Anyway, all this just to say I don’t trust boho dudes. Back to the concert. I hated Be. I thought every critic who said it was the greatest thing since hip hop escaped New York must have been totally smoked out both while listening to the album and writing the review, and as I don’t smoke weed or sess (cause, like the good Dr. said before dropping two albums named for the most potent strain of the shit, that stuff causes brain damage), I respectfully disagreed. In concert though, Com made it work. His enthusiasm, untouchable skill and charisma were off the books. And he didn’t no crappy hypeman either, none of that fake rap concert crap where you make up for your weak voice (what up Lupe) or crappy memory (too many of them to name) by having someone else rap your songs.
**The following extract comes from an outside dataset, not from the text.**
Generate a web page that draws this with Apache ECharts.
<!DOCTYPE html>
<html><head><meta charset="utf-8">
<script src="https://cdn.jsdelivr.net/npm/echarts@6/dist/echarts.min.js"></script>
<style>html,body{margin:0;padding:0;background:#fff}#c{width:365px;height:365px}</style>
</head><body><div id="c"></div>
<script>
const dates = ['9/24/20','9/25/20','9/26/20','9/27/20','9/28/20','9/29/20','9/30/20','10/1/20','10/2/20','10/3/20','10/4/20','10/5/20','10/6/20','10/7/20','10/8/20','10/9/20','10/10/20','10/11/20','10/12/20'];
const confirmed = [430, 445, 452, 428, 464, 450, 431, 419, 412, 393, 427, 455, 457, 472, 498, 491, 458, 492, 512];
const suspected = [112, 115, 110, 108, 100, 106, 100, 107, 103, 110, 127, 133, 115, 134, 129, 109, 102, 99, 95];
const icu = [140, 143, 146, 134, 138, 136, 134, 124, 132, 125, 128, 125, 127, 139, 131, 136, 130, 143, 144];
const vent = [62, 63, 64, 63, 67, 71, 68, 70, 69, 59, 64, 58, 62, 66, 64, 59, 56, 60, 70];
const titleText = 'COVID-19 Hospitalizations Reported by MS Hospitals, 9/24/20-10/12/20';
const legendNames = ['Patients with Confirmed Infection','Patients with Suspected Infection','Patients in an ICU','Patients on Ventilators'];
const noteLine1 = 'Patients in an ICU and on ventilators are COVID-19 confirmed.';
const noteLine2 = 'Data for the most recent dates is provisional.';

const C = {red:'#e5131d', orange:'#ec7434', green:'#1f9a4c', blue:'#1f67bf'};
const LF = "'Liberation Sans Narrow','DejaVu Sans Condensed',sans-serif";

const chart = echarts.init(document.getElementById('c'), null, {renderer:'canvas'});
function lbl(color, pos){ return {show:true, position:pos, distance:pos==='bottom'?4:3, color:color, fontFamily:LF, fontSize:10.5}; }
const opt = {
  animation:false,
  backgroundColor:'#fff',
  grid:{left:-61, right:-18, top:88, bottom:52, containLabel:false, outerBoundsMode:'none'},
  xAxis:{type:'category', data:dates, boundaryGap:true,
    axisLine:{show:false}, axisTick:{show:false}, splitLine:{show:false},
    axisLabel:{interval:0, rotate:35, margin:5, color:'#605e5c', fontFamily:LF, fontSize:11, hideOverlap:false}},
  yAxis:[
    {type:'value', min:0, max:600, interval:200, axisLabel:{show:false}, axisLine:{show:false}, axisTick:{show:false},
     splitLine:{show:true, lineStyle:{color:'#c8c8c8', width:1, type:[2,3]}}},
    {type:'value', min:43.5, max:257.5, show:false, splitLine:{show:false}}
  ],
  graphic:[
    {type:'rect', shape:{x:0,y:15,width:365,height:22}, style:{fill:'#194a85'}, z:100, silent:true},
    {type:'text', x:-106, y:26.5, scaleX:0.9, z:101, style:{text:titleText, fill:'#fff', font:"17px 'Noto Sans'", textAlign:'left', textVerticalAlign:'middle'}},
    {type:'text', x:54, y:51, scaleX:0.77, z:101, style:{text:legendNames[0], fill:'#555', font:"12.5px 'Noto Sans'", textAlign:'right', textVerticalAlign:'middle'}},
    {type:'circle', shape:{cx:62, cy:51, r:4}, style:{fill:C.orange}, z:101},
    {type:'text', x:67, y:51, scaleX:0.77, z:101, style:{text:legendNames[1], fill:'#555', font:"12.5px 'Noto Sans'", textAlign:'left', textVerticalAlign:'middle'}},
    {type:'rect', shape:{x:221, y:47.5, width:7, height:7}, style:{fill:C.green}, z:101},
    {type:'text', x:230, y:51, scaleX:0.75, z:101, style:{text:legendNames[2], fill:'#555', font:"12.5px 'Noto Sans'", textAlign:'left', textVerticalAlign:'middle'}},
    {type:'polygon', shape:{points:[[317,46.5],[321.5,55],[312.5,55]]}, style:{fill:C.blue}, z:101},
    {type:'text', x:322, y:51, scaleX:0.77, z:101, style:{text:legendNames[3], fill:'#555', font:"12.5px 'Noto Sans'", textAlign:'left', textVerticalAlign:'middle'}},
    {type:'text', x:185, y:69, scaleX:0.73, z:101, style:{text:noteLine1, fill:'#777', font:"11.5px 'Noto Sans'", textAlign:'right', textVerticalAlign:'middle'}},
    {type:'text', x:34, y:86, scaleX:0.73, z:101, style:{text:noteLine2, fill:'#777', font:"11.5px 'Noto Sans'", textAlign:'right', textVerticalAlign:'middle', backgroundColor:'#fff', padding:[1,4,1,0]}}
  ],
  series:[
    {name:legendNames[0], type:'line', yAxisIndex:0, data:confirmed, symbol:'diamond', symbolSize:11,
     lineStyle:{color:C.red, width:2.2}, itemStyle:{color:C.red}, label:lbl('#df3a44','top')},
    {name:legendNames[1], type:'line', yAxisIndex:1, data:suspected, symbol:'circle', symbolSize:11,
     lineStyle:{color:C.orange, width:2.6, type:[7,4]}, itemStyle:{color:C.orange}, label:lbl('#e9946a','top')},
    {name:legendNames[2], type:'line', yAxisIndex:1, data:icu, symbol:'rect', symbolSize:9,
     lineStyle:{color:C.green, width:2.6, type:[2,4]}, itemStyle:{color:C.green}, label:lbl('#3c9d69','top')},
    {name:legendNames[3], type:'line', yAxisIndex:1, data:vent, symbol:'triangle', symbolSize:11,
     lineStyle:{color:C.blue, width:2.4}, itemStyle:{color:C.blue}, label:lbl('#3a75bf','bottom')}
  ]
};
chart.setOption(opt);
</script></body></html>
Common had his lines down and performed them right. The band he had backing him played everything a lot harder and funkier than on the record, and so most of the tracks lost their Ambien like effect. Common also had the most bananas DJ on stage, some cat named DJ Dummy. Dummy got his spotlight halfway through the show, taking and scratching to death the superawesome Rob Bass and DJ EZ Rock vehicle, “It Takes Two” (this one’s a contender for greatest songs of all time). Them Brooklyn boys don’t play. This dude was totally off the hook. After seeing EZ-Trip and Kid Capri spinning earlier, I was reconfirmed in my opinion that people should not dabble in things such as being a DJ, that if they were going to do it, they ought to do it right. After I saw this kid, I was of the opinion that all the wannabe DJs should just give up and let the pros do their thing. Don’t be mad, UPS is hiring.

Anyway, Common did the slow jams, got Bilal (this dude is hella weird, but his shit knocks hard) to do vocals on a couple of tracks (can’t remember which) and closed the show on a real feel good tip. Overall I was totally feeling this concert and I would definitely encourage you to go see Common whenever you have a chance. He may be suspect as a boho, but he’s nothing but class as a performer.